Streaming
SSE wire format for streamed chat completions — frames, deltas, usage, and the [DONE] sentinel.
When a chat completion is created with stream: true, the response body is a stream of Server-Sent Events instead of a single chat.completion JSON object. This page documents the exact wire format.
Frame format
Each event is a single line of the form data: {json} followed by a blank line, so the byte sequence on the wire is data: {json}\n\n. Every JSON payload is a chat.completion.chunk object. The stream terminates with the literal sentinel data: [DONE].
The first chunk's delta carries role: "assistant". Subsequent chunks carry incremental content. The last content chunk carries a non-null finish_reason (for example stop, or length when the output limit is reached) and an empty delta.

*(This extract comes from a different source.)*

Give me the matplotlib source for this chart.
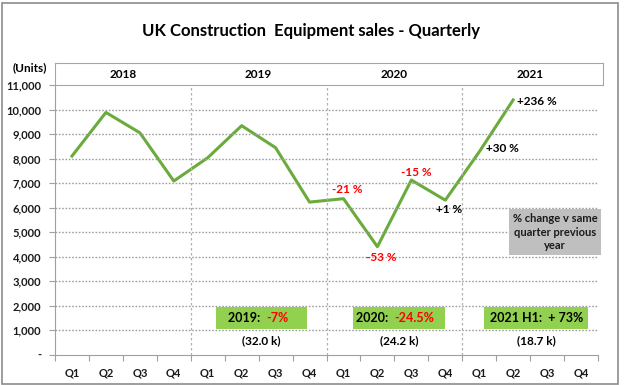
import numpy as np
import matplotlib
matplotlib.use("Agg")
import matplotlib.pyplot as plt
from matplotlib.patches import Rectangle

plt.rcParams['font.family'] = ['Lato', 'DejaVu Sans']
plt.rcParams['font.weight'] = 'bold'

# dati
years = ['2018', '2019', '2020', '2021']
quarters = ['Q1', 'Q2', 'Q3', 'Q4']
sales = [8100, 9880, 9050, 7080,
         8030, 9340, 8440, 6220,
         6360, 4400, 7120, 6300,
         8270, 10390]
pct_idx = [8, 9, 10, 11, 12, 13]
pct_labels = ['-21 %', '-53 %', '-15 %', '+1 %', '+30 %', '+236 %']
pct_colors = ['red', 'red', 'red', 'black', 'black', 'black']
pct_offsets = [(4, 9), (4, -11), (5, 8), (4, -9), (23, 3), (4, -2)]
box_year = ['2019:  ', '2020:  ', '2021 H1:  + 73%']
box_change = ['-7%', '-24.5%', '']
box_total = ['(32.0 k)', '(24.2 k)', '(18.7 k)']

W, H = 624, 385
fig = plt.figure(figsize=(W / 100, H / 100), dpi=100)
fig.patches.append(Rectangle((2 / W, 1 / H), 616 / W, 381 / H, transform=fig.transFigure,
                             fill=False, edgecolor='#8c8c8c', linewidth=1.2))

ax = fig.add_axes([55 / W, 30.5 / H, 543 / W, 269.5 / H])
x = np.arange(len(sales)) + 0.5
ax.plot(x, sales, color='#6aab3c', linewidth=2.2)

ax.set_xlim(0, 16)
ax.set_ylim(0, 11000)
yt = np.arange(0, 11001, 1000)
ax.set_yticks(yt)
ax.set_yticklabels(['-'] + ['{:,}'.format(v) for v in yt[1:]], fontsize=8, color='#1a1a1a')
ax.set_xticks(np.arange(0, 17))
ax.set_xticklabels([])
ax.set_xticks(np.arange(16) + 0.5, minor=True)
ax.set_xticklabels(quarters * 4, minor=True, fontsize=8, color='#1a1a1a')
ax.tick_params(axis='x', which='minor', length=0, pad=9)
ax.tick_params(axis='x', which='major', length=4, color='#a0a0a0', direction='out')
ax.tick_params(axis='y', length=4, color='#a0a0a0', pad=6)

for v in yt[1:-1]:
    ax.axhline(v, color='#a0a0a0', linewidth=1.0, linestyle=(0, (1.2, 1.2)))
for b in [4, 8, 12]:
    ax.axvline(b, color='#b0b0b0', linewidth=0.9, linestyle=(0, (2, 2)))
for s in ['top', 'right']:
    ax.spines[s].set_visible(False)
ax.spines['left'].set_color('#a0a0a0')
ax.spines['bottom'].set_color('#a0a0a0')

# header anni
hx = fig.add_axes([55 / W, 300 / H, 548 / W, 22 / H])
hx.set_xlim(0, 16 * 548 / 543)
hx.set_ylim(0, 1)
hx.set_xticks([])
hx.set_yticks([])
for s in hx.spines.values():
    s.set_color('#a6a6a6')
for i, yr in enumerate(years):
    hx.text(4 * i + 2, 0.5, yr, ha='center', va='center', fontsize=8.5)

fig.text(311 / W, 1 - 31 / H, 'UK Construction  Equipment sales - Quarterly',
         ha='center', va='center', fontsize=12)
fig.text(30 / W, 1 - 68 / H, '(Units)', ha='center', va='center', fontsize=8.5)

# etichette variazione
for i, lab, c, off in zip(pct_idx, pct_labels, pct_colors, pct_offsets):
    ha = 'left' if lab == '+236 %' else 'center'
    ax.annotate(lab, (x[i], sales[i]), xytext=off, textcoords='offset pixels',
                ha=ha, va='center', color=c, fontsize=8.5)

# riquadro grigio
ax.add_patch(Rectangle((13.38, 4060), 2.71, 1880, facecolor='#bfbfbf', edgecolor='none',
                       clip_on=False, zorder=3))
ax.text(14.73, 5000, '% change v same\nquarter previous\nyear', ha='center', va='center',
        fontsize=8, linespacing=1.3, zorder=4, color='#1a1a1a')

# riquadri verdi
boxes = [(4.74, 2.70, 6.22), (8.79, 2.71, 10.0), (12.65, 3.06, 14.18)]
for (bx, bw, split), yl, ch, tot in zip(boxes, box_year, box_change, box_total):
    ax.add_patch(Rectangle((bx, 1040), bw, 900, facecolor='#92d050', edgecolor='none', zorder=3))
    if ch:
        ax.text(split, 1490, yl, ha='right', va='center', fontsize=9, zorder=4)
        ax.text(split, 1490, ch, ha='left', va='center', fontsize=9, color='red', zorder=4)
    else:
        ax.text(bx + bw / 2, 1490, yl, ha='center', va='center', fontsize=9, zorder=4)
    ax.text(bx + bw / 2, 550, tot, ha='center', va='center', fontsize=8.5, zorder=4)

fig.savefig('out.png', dpi=100)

data: {"id":"chatcmpl-1","object":"chat.completion.chunk","created":1700000000,"model":"google/gemini-3-flash","choices":[{"index":0,"delta":{"role":"assistant"},"finish_reason":null}]}
data: {"id":"chatcmpl-1","object":"chat.completion.chunk","created":1700000000,"model":"google/gemini-3-flash","choices":[{"index":0,"delta":{"content":"Packets "},"finish_reason":null}]}
data: {"id":"chatcmpl-1","object":"chat.completion.chunk","created":1700000000,"model":"google/gemini-3-flash","choices":[{"index":0,"delta":{"content":"in flight"},"finish_reason":null}]}
data: {"id":"chatcmpl-1","object":"chat.completion.chunk","created":1700000000,"model":"google/gemini-3-flash","choices":[{"index":0,"delta":{},"finish_reason":"stop"}]}
data: [DONE]Chunk fields
Prop
Type
Usage chunk
Every streamed response ends with one final chunk that has an empty choices: [] array and a populated usage object, immediately before data: [DONE]. Unlike vanilla OpenAI, OpenToken always returns streaming usage — there is no stream_options.include_usage opt-in (any stream_options field a client sends is ignored).
{
"id": "chatcmpl-1",
"object": "chat.completion.chunk",
"created": 1700000000,
"model": "google/gemini-3-flash",
"choices": [],
"usage": {
"prompt_tokens": 12,
"completion_tokens": 18,
"total_tokens": 30
}
}The same token details available on a buffered call appear here: prompt_tokens_details.cached_tokens for cache hits and completion_tokens_details.reasoning_tokens for thinking tokens.
Because the HTTP status is sent before the body, an error can arrive after a 200 OK. A mid-stream failure is delivered as one more data: frame whose JSON payload is the error envelope { "error": { "message", "type", "code" } } (instead of a chat.completion.chunk), followed by the usual data: [DONE]. It is not an SSE event: error frame, so detect it by checking each parsed data: payload for an error key. Handle errors inside the stream loop, not only around the initial request.